(Records with drawing code)
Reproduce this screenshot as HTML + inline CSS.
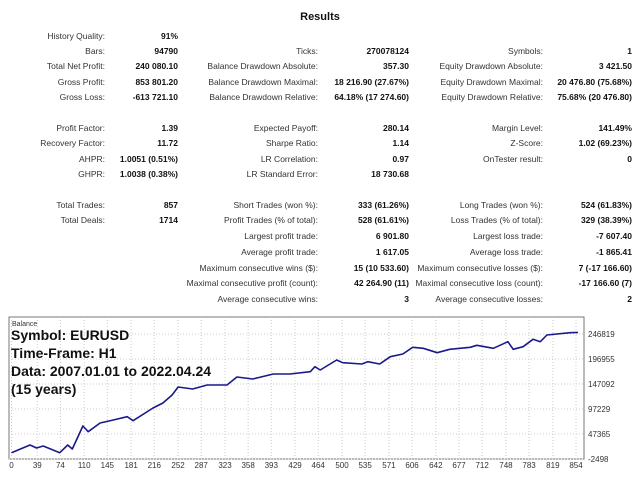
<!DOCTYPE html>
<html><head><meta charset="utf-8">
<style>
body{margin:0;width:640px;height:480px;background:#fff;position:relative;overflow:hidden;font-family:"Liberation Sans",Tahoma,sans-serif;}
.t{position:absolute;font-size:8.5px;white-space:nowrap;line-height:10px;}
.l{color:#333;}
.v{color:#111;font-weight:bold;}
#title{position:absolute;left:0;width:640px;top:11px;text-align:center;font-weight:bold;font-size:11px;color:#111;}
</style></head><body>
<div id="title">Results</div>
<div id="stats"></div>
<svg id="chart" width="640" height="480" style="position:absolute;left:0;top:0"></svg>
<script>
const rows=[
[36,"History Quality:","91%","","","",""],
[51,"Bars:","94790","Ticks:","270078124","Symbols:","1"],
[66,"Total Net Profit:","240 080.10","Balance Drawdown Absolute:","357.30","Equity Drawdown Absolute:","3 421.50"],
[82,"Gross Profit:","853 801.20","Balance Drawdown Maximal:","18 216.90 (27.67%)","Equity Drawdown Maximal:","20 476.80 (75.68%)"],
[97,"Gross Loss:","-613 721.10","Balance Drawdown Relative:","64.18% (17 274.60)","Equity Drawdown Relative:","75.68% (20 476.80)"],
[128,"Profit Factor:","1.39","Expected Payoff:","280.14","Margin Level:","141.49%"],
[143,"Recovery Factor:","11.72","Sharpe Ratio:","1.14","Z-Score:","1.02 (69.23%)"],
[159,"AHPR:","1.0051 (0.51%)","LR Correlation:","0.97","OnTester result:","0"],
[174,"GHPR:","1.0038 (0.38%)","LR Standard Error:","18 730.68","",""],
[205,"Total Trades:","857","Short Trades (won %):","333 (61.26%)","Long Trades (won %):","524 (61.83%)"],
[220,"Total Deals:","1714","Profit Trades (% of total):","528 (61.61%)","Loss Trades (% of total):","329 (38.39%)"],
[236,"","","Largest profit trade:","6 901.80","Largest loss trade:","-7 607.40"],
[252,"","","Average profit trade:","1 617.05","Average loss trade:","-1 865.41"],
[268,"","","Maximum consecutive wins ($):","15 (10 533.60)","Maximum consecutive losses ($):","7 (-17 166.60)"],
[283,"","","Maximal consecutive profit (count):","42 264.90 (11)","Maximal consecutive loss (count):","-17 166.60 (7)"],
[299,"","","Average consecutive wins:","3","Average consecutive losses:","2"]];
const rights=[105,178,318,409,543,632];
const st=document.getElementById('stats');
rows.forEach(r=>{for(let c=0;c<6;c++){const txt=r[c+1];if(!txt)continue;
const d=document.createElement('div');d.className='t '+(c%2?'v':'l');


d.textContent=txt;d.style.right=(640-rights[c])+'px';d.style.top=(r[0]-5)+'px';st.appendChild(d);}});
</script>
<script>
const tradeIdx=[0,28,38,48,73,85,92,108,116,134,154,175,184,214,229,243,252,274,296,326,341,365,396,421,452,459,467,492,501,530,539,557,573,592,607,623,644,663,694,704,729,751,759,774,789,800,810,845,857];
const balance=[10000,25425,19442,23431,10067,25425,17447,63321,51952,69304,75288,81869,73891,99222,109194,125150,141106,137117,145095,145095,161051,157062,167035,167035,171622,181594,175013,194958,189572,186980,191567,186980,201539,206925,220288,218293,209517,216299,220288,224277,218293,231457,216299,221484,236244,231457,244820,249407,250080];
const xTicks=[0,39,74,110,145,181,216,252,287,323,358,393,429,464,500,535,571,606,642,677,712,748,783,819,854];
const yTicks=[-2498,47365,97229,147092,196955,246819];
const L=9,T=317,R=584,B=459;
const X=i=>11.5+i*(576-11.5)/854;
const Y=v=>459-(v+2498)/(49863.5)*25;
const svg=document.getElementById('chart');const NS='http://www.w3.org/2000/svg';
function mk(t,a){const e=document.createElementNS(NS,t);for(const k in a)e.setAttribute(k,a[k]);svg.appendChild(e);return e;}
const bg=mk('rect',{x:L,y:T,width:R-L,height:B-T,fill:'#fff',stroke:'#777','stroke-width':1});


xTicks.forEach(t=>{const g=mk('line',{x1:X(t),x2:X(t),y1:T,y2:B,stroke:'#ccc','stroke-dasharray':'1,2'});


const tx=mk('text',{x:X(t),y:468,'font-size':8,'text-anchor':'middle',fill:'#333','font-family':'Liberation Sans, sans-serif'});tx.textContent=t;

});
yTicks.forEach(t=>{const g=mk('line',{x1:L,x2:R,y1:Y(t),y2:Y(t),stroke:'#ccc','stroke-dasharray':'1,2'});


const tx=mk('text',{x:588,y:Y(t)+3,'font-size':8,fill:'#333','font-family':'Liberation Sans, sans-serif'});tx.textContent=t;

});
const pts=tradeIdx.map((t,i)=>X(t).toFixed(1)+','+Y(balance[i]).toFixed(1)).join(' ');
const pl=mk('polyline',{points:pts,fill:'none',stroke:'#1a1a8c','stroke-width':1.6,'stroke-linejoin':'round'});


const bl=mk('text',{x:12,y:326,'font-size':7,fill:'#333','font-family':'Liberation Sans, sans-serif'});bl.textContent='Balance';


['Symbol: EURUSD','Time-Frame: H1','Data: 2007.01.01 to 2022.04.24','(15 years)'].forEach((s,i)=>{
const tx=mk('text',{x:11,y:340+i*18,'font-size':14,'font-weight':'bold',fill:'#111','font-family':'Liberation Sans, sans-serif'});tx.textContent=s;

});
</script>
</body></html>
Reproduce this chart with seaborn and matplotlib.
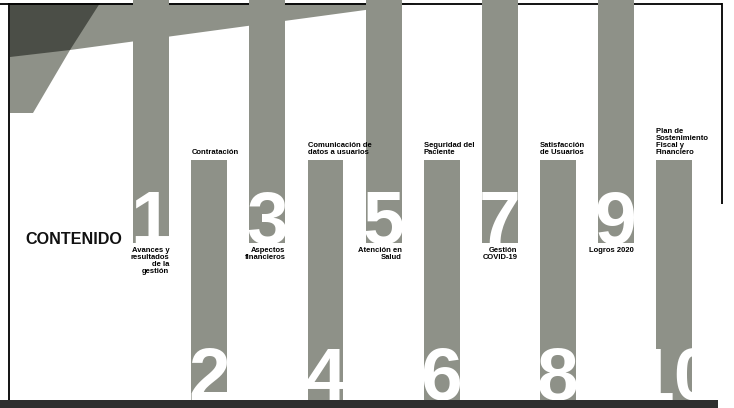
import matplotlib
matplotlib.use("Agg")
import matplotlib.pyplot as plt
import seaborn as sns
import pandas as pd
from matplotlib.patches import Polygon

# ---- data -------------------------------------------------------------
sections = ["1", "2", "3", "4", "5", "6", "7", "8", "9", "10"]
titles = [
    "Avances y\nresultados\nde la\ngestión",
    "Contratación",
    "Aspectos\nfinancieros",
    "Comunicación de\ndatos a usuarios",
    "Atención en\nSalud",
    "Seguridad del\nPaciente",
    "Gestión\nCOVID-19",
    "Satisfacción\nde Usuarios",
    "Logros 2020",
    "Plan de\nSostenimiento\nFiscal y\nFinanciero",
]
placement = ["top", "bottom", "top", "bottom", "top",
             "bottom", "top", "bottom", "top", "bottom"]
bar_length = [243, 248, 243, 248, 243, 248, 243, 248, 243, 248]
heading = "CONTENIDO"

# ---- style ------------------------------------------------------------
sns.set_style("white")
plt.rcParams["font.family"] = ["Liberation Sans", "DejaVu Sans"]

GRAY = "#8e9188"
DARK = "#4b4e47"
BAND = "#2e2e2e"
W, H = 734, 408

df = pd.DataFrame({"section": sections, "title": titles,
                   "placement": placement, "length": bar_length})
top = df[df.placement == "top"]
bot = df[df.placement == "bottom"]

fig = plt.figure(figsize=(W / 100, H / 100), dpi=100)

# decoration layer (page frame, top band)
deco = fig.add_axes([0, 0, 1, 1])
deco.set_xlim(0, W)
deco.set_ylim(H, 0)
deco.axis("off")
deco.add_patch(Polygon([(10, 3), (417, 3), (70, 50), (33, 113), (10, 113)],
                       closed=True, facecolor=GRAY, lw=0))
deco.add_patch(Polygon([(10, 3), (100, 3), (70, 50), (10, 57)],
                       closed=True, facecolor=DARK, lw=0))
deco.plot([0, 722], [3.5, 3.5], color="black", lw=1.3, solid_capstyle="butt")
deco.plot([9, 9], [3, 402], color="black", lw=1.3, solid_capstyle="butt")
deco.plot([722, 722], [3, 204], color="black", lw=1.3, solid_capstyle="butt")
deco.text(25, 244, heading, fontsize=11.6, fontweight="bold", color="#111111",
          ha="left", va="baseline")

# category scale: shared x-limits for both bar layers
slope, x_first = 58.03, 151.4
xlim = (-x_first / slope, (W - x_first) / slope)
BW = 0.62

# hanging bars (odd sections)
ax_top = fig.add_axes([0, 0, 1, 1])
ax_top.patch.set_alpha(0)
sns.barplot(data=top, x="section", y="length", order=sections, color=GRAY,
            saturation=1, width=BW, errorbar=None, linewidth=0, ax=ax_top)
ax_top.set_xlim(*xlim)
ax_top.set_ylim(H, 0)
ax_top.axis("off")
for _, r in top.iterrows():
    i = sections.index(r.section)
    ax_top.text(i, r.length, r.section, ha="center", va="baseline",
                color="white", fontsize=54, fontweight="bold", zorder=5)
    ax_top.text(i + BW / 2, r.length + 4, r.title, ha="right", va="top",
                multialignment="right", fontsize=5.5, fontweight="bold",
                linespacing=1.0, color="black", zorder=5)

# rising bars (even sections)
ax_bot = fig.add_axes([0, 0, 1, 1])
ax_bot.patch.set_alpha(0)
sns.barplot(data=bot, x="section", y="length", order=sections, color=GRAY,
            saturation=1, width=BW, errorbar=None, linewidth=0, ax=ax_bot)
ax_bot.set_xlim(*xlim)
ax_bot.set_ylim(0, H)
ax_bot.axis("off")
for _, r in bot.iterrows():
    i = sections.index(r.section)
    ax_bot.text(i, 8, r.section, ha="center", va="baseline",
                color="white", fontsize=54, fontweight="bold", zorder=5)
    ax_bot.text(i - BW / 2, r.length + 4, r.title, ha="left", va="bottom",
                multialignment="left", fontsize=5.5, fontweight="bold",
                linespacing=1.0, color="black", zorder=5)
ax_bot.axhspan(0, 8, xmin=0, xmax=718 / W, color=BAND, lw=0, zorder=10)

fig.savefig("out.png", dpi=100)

**Given exercise**
In the entries above, find the line that contains "Reproduce this chart" and the line that contains "fig = plt.figure(figsize=(W". Reproduce exactly those two lines and every line between them, but not the pictures.

**Response below**
Reproduce this chart with seaborn and matplotlib.
import matplotlib
matplotlib.use("Agg")
import matplotlib.pyplot as plt
import seaborn as sns
import pandas as pd
from matplotlib.patches import Polygon

# ---- data -------------------------------------------------------------
sections = ["1", "2", "3", "4", "5", "6", "7", "8", "9", "10"]
titles = [
    "Avances y\nresultados\nde la\ngestión",
    "Contratación",
    "Aspectos\nfinancieros",
    "Comunicación de\ndatos a usuarios",
    "Atención en\nSalud",
    "Seguridad del\nPaciente",
    "Gestión\nCOVID-19",
    "Satisfacción\nde Usuarios",
    "Logros 2020",
    "Plan de\nSostenimiento\nFiscal y\nFinanciero",
]
placement = ["top", "bottom", "top", "bottom", "top",
             "bottom", "top", "bottom", "top", "bottom"]
bar_length = [243, 248, 243, 248, 243, 248, 243, 248, 243, 248]
heading = "CONTENIDO"

# ---- style ------------------------------------------------------------
sns.set_style("white")
plt.rcParams["font.family"] = ["Liberation Sans", "DejaVu Sans"]

GRAY = "#8e9188"
DARK = "#4b4e47"
BAND = "#2e2e2e"
W, H = 734, 408

df = pd.DataFrame({"section": sections, "title": titles,
                   "placement": placement, "length": bar_length})
top = df[df.placement == "top"]
bot = df[df.placement == "bottom"]

fig = plt.figure(figsize=(W / 100, H / 100), dpi=100)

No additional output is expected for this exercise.